The irony of this message, which most of us already know, is that it fails to have any impact because almost immediately on the completion of the film we're reaching for our phones and scrolling through the Instagram accounts of the original Broadway cast of the musical Hamilton, filled as they are with heartwarming song-and-dance videos and visual stories of inter-cast relationships. The circumvention of our ability to reform social media's business model has been built into the business model; our ability to focus on the task of reforming social media has been undermined by social media's ability to distract.
After the movie I told Zanna I thought Tristan Harris, the red-headed, soft-bearded former Google design ethicist and co-founder of the Center for Humane Technology - a non-profit organisation with the goal of reforming and repairing social media - was an extremely attractive man, to the extent I had initially assumed he was an actor. She said: "You only found him attractive because you thought he looked like you." This was an interesting observation, in the context of our having just finished watching a film about an industry that functions largely as a narcissism-development tool. My first reaction to her claim was to bristle but, on reflection, I came to believe, as I usually do, she was probably right. She then told me she didn't find him attractive.
In bed, not long after, I carried out a Google image search on Tristan Harris and spent a little while scrolling through the results, trying to disentangle my complicated thoughts and feelings. This surely wasn't the result Tristan Harris hoped for when he agreed to appear in this film but knowing what he does about the way these things work, it probably wouldn't have surprised him.
SHE SAW
The Social Dilemma isn't technically a horror film but I haven't been this disturbed by a movie in a very long time. Anyone who's ever entered the comments section of a public Facebook post knows the internet brings out the worst, most vile expressions of human existence. But, as the film points out, what's truly terrifying is that it's not confined to the internet. Increasingly, online hostility is showing up violently in the real world and appears to have us hurtling towards total chaos and ultimate destruction. If you think that sounds extreme, I'm sorry but it's not.
There's nothing particularly new or groundbreaking about the information disseminated in The Social Dilemma - most of us know we're in an echo chamber online and that algorithms ensure our worldviews are constantly being reinforced - but one of the primary problems we're facing is that while we know social media's quite bad for us, we're already so addicted we're willing to overlook the negative consequences, even the very worst consequences, in exchange for the regular dopamine hit we get from each new notification.
In an effort to bring some formal innovation to this otherwise bog-standard, talking head-style documentary, filmmaker Jeff Orlowski intersperses tech expert interviews with a drama about a teenager falling down an internet rabbit hole, becoming a slave to his phone and ultimately being brainwashed. The story isn't particularly good but I enjoyed the imagined inner workings of social media algorithms depicted as three men in a control room watching the teenager's every online move and adjusting the content he receives to maintain his attention indefinitely. It's as hokey as it sounds but it did a good job of visualising something as intangible as an algorithm at work.

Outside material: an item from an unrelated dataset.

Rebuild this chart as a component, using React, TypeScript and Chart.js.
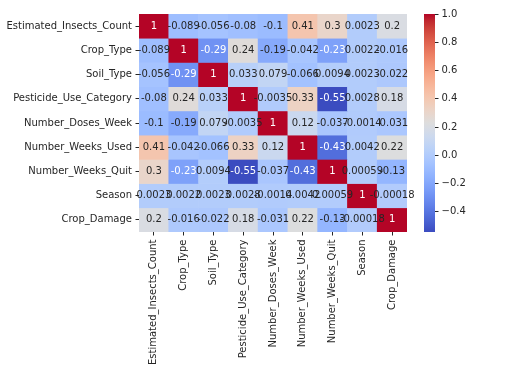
import React, { useEffect, useRef } from "react";
import { Chart, registerables } from "chart.js";

Chart.register(...registerables);

const labels = [
  "Estimated_Insects_Count",
  "Crop_Type",
  "Soil_Type",
  "Pesticide_Use_Category",
  "Number_Doses_Week",
  "Number_Weeks_Used",
  "Number_Weeks_Quit",
  "Season",
  "Crop_Damage",
];

const rowInsects = [1, -0.089, -0.056, -0.08, -0.1, 0.41, 0.3, 0.0023, 0.2];
const rowCropType = [-0.089, 1, -0.29, 0.24, -0.19, -0.042, -0.23, 0.0022, -0.016];
const rowSoilType = [-0.056, -0.29, 1, 0.033, 0.079, -0.066, 0.0094, 0.0023, -0.022];
const rowPesticide = [-0.08, 0.24, 0.033, 1, -0.0035, 0.33, -0.55, 0.0028, 0.18];
const rowDoses = [-0.1, -0.19, 0.079, -0.0035, 1, 0.12, -0.037, -0.0014, -0.031];
const rowWeeksUsed = [0.41, -0.042, -0.066, 0.33, 0.12, 1, -0.43, 0.0042, 0.22];
const rowWeeksQuit = [0.3, -0.23, 0.0094, -0.55, -0.037, -0.43, 1, 0.00059, -0.13];
const rowSeason = [0.0023, 0.0022, 0.0023, 0.0028, -0.0014, 0.0042, 0.00059, 1, -0.00018];
const rowCropDamage = [0.2, -0.016, -0.022, 0.18, -0.031, 0.22, -0.13, -0.00018, 1];

const matrix = [
  rowInsects,
  rowCropType,
  rowSoilType,
  rowPesticide,
  rowDoses,
  rowWeeksUsed,
  rowWeeksQuit,
  rowSeason,
  rowCropDamage,
];

const vmin = -0.55;
const vmax = 1;
const cbTicks = [-0.4, -0.2, 0, 0.2, 0.4, 0.6, 0.8, 1.0];

// coolwarm colormap samples (33 points)
const CW: number[][] = [
  [59, 76, 192], [68, 90, 204], [77, 104, 215], [87, 117, 225], [98, 130, 234],
  [108, 142, 241], [119, 154, 247], [130, 165, 251], [141, 176, 254], [152, 185, 255],
  [163, 194, 255], [174, 201, 253], [184, 208, 249], [194, 213, 244], [204, 217, 238],
  [213, 219, 230], [221, 221, 221], [229, 216, 209], [236, 211, 197], [241, 204, 184],
  [245, 196, 172], [247, 187, 160], [247, 177, 148], [247, 166, 135], [244, 154, 123],
  [241, 141, 111], [236, 127, 99], [229, 112, 89], [222, 96, 77], [213, 80, 66],
  [203, 62, 56], [192, 40, 47], [180, 4, 38],
];

function cwRGB(t: number): number[] {
  t = Math.max(0, Math.min(1, t));
  const p = t * (CW.length - 1);
  const i = Math.min(CW.length - 2, Math.floor(p));
  const f = p - i;
  const a = CW[i], b = CW[i + 1];
  return [0, 1, 2].map((k) => a[k] + (b[k] - a[k]) * f);
}
function rgbStr(c: number[]) {
  return `rgb(${Math.round(c[0])},${Math.round(c[1])},${Math.round(c[2])})`;
}
function valueColor(v: number) {
  return rgbStr(cwRGB((v - vmin) / (vmax - vmin)));
}
function luminance(c: number[]) {
  const lin = c.map((x) => {
    const s = x / 255;
    return s <= 0.03928 ? s / 12.92 : Math.pow((s + 0.055) / 1.055, 2.4);
  });
  return 0.2126 * lin[0] + 0.7152 * lin[1] + 0.0722 * lin[2];
}

const FONT = "DejaVu Sans";
const TXT = "#262626";

const annotatePlugin = {
  id: "annotate",
  afterDatasetsDraw(chart: any) {
    const ctx = chart.ctx;
    const xs = chart.scales.x;
    const ys = chart.scales.y;
    ctx.save();
    ctx.font = `10px "${FONT}"`;
    ctx.textAlign = "center";
    ctx.textBaseline = "middle";
    matrix.forEach((row, r) => {
      row.forEach((v, c) => {
        const col = cwRGB((v - vmin) / (vmax - vmin));
        ctx.fillStyle = luminance(col) > 0.408 ? TXT : "#ffffff";
        ctx.fillText(String(v), xs.getPixelForValue(c), ys.getPixelForValue(r + 0.5));
      });
    });
    ctx.restore();
  },
};

const colorbarPlugin = {
  id: "colorbar",
  afterDraw(chart: any) {
    const ctx = chart.ctx;
    const { top, bottom } = chart.chartArea;
    const x0 = 424;
    const w = 11;
    const toY = (v: number) => bottom - ((v - vmin) / (vmax - vmin)) * (bottom - top);
    ctx.save();
    const grad = ctx.createLinearGradient(0, bottom, 0, top);
    CW.forEach((c, i) => grad.addColorStop(i / (CW.length - 1), rgbStr(c)));
    ctx.fillStyle = grad;
    ctx.fillRect(x0, top, w, bottom - top);
    ctx.strokeStyle = TXT;
    ctx.lineWidth = 1;
    ctx.fillStyle = TXT;
    ctx.font = `10px "${FONT}"`;
    ctx.textAlign = "left";
    ctx.textBaseline = "middle";
    cbTicks.forEach((t) => {
      const y = Math.round(toY(t)) + 0.5;
      ctx.beginPath();
      ctx.moveTo(x0 + w, y);
      ctx.lineTo(x0 + w + 3.5, y);
      ctx.stroke();
      const lab = t.toFixed(1).replace("-", "\u2212");
      ctx.fillText(lab, x0 + w + 6.5, y);
    });
    ctx.restore();
  },
};

export default function App() {
  const ref = useRef<HTMLCanvasElement | null>(null);
  useEffect(() => {
    if (!ref.current) return;
    const datasets = matrix.map((row, r) => ({
      label: labels[r],
      data: row.map(() => [r, r + 1]),
      backgroundColor: row.map((v) => valueColor(v)),
      borderWidth: 0,
      barPercentage: 1,
      categoryPercentage: 1,
    }));
    const chart = new Chart(ref.current, {
      type: "bar",
      data: { labels, datasets: datasets as any },
      options: {
        animation: false,
        responsive: false,
        maintainAspectRatio: false,
        layout: { padding: { top: 14, right: 100, left: 0, bottom: 0 } },
        plugins: { legend: { display: false }, tooltip: { enabled: false } },
        scales: {
          x: {
            type: "category",
            stacked: true,
            grid: {
              display: true,
              offset: false,
              drawOnChartArea: false,
              drawTicks: true,
              tickLength: 3.5,
              color: TXT,
            },
            border: { display: false },
            ticks: {
              autoSkip: false,
              minRotation: 90,
              maxRotation: 90,
              padding: 4,
              color: TXT,
              font: { family: FONT, size: 10 },
            },
            afterFit: (s: any) => {
              s.height = 140;
            },
          },
          y: {
            type: "linear",
            min: 0,
            max: 9,
            reverse: true,
            stacked: false,
            grid: {
              display: true,
              drawOnChartArea: false,
              drawTicks: true,
              tickLength: 3.5,
              color: TXT,
            },
            border: { display: false },
            afterBuildTicks: (axis: any) => {
              axis.ticks = labels.map((_, i) => ({ value: i + 0.5 }));
            },
            ticks: {
              autoSkip: false,
              padding: 3.5,
              color: TXT,
              font: { family: FONT, size: 10 },
              callback: (v: any) => labels[Math.floor(Number(v))],
            },
            afterFit: (s: any) => {
              s.width = 139;
            },
          },
        },
      },
      plugins: [annotatePlugin, colorbarPlugin],
    });
    return () => chart.destroy();
  }, []);
  return (
    <div style={{ position: "fixed", left: 0, top: 0, width: 507, height: 372, background: "#fff" }}>
      <canvas ref={ref} width={507} height={372} style={{ display: "block" }} />
    </div>
  );
}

In our post-film chat, Greg was very pleased with himself after a long-winded explanation of what the essence of the problem with social media is and said, "I'm extremely articulate and you rarely portray me to be that in your reviews. You just make me out to be this doofus." I didn't think that was really true but when I asked him how the movie made him feel, he responded "Horny … and aroused … and sexual ..." and if I didn't want him to sound like a doofus, I probably would have left that out.
The Social Dilemma is not going to be good for your anxiety but if we continue to turn a blind eye to the very real and horrifying effects social media is having on us, no big deal, but humanity will implode.